Disney v. DeSantis

On April 26, Disney sued DeSantis in federal court.  And on May 1, DeSantis (well, the five DeSantis appointees to the new Central Florida Tourism Oversight District) sued Disney in state court.

The federal case is essentially about a state government allegedly interfering with contracts (Disney’s efforts to lock in land use and development rights) in retaliation against  political speech; the state case is essentially about the notion that the contracts were allegedly invalid to begin with.

There are plenty of explainers already out there on some aspects of all this: the King Charles III cameo in the contracts and the rule against perpetuities, the Contracts Clause claim front and center of Disney’s complaint, the fact that the CFTOD board is threatening to raise taxes (on Disney, naturally) to raise the money to carry out the case, on what the heck the CFTOD is in the first place.
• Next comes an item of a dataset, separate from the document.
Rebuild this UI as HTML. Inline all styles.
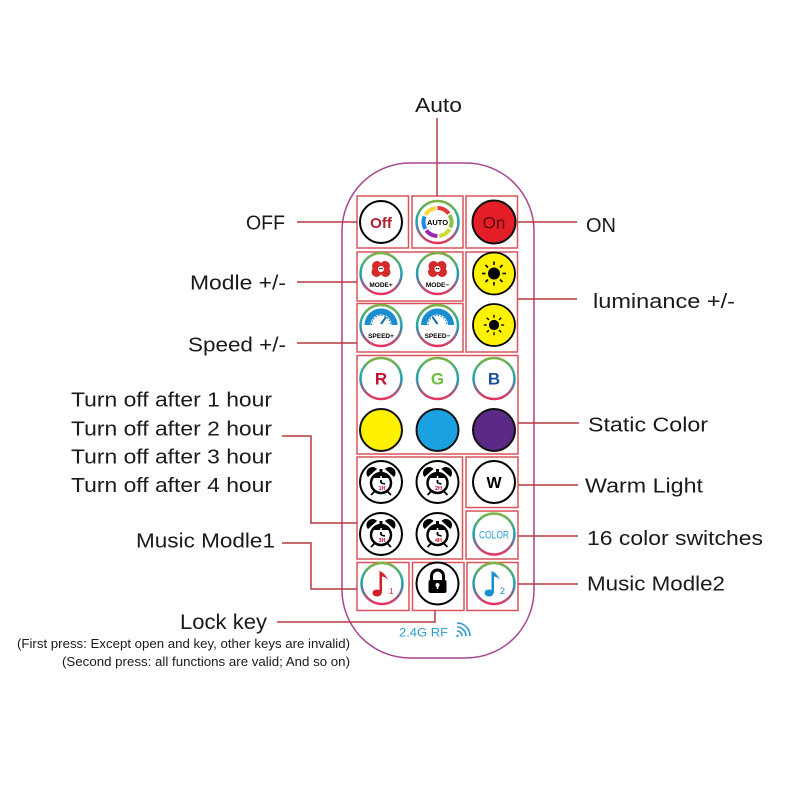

For this blog’s purposes, I’m most interested in the First Amendment claims in the federal suit, against both the CFTOD and the legislature.  They allege official state retaliation against protected speech (and that allegation also factors in to the legitimacy of the other federal claims, which largely turn on justification).  DeSantis and his allies in the legislature and on the CFTOD board haven’t been shy about leaving a trail of evidence: Disney recites some in their complaint, including in DeSantis’s own recent book, and it’s hard to believe there’s not much more to be had in discovery (also, it’s hard to believe what’s out there already wouldn’t prove the case).  And it’s that evidence that makes this most curious.

Retaliation cases are a curious thing.  “[A]s a general matter the First Amendment prohibits government officials from subjecting an individual to retaliatory actions” for engaging in protected speech — that’s blackletter law, confirmed again in 2019.  Easy-peasy.  But in this arena, the Court appears profoundly afraid of the big-bad floodgates of litigation, and occasionally gestures toward evidentiary difficulty as a way to walk away from enforcement of the principle in practice.  And so in that very 2019 case, the Court cut most retaliatory arrest cases off at the knees (while leaving a bit of space for egregious cases).  I tend to see Rucho with the same lens, except for the escape valve for egregious cases — ‘cause if ever there was an egregious case in the gerrymandering arena, Rucho was it

The Disney v. DeSantis litigation may never see a trial court opinion on the merits, of course, much less action on appeal.  But I’ll be watching to see whether the extent of the evidence here actually ends up driving the law, rather than the other way around.